'''
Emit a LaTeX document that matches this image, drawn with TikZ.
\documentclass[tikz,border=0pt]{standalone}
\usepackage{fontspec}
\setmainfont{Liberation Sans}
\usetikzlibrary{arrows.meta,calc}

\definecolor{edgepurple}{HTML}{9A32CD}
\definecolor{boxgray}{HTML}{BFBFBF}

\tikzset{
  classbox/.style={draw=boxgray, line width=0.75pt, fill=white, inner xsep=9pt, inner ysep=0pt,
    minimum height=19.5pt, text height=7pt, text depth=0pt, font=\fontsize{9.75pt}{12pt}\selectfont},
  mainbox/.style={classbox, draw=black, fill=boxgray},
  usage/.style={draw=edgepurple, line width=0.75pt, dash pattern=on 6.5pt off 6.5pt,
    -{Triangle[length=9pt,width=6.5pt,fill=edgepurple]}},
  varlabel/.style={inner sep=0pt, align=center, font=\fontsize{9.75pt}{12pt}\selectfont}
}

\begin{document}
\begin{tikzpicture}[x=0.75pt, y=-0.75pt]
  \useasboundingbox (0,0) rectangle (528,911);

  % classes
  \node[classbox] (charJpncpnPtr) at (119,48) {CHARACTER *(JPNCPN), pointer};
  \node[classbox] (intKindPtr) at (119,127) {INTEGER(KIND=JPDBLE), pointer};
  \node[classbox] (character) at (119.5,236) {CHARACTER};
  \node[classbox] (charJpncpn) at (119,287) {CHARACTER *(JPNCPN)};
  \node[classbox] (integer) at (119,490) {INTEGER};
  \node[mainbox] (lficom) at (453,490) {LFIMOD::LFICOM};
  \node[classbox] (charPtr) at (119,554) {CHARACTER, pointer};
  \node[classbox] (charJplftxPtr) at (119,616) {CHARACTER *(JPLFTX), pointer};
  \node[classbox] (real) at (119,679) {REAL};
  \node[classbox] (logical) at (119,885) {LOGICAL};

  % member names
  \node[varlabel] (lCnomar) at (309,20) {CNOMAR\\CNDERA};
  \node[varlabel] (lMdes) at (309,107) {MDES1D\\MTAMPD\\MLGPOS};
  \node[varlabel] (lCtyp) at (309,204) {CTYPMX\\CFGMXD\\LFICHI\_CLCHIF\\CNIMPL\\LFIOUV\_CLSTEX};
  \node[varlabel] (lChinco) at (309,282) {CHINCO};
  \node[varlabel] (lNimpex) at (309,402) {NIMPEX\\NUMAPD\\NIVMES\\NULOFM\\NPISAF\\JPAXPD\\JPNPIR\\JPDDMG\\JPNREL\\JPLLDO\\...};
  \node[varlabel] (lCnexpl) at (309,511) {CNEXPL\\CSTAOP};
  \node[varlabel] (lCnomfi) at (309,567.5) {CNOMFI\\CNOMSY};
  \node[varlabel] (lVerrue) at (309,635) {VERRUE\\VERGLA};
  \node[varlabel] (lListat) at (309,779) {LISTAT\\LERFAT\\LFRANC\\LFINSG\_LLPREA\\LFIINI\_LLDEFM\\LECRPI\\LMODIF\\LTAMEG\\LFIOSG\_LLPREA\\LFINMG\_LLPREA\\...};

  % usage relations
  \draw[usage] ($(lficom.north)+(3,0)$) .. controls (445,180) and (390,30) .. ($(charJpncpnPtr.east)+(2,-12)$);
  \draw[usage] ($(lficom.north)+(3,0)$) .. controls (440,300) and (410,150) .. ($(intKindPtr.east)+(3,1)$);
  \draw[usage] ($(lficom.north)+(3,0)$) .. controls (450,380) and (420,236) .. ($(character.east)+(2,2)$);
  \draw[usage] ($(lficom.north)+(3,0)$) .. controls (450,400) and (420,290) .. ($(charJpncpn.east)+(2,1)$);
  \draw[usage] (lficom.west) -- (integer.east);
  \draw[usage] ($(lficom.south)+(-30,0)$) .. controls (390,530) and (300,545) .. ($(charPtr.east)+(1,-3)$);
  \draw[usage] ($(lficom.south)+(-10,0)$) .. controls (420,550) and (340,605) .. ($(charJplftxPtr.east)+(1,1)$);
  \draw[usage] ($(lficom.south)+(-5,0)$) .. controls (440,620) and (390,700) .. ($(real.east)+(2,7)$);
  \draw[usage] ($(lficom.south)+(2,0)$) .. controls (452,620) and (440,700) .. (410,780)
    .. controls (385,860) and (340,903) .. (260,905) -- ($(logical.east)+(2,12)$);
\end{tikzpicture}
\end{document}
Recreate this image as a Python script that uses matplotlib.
'''
# TASK PROMPT:
Only a number is wanted: how many lines contain the word "that"?

# RESPONSE BELOW:
2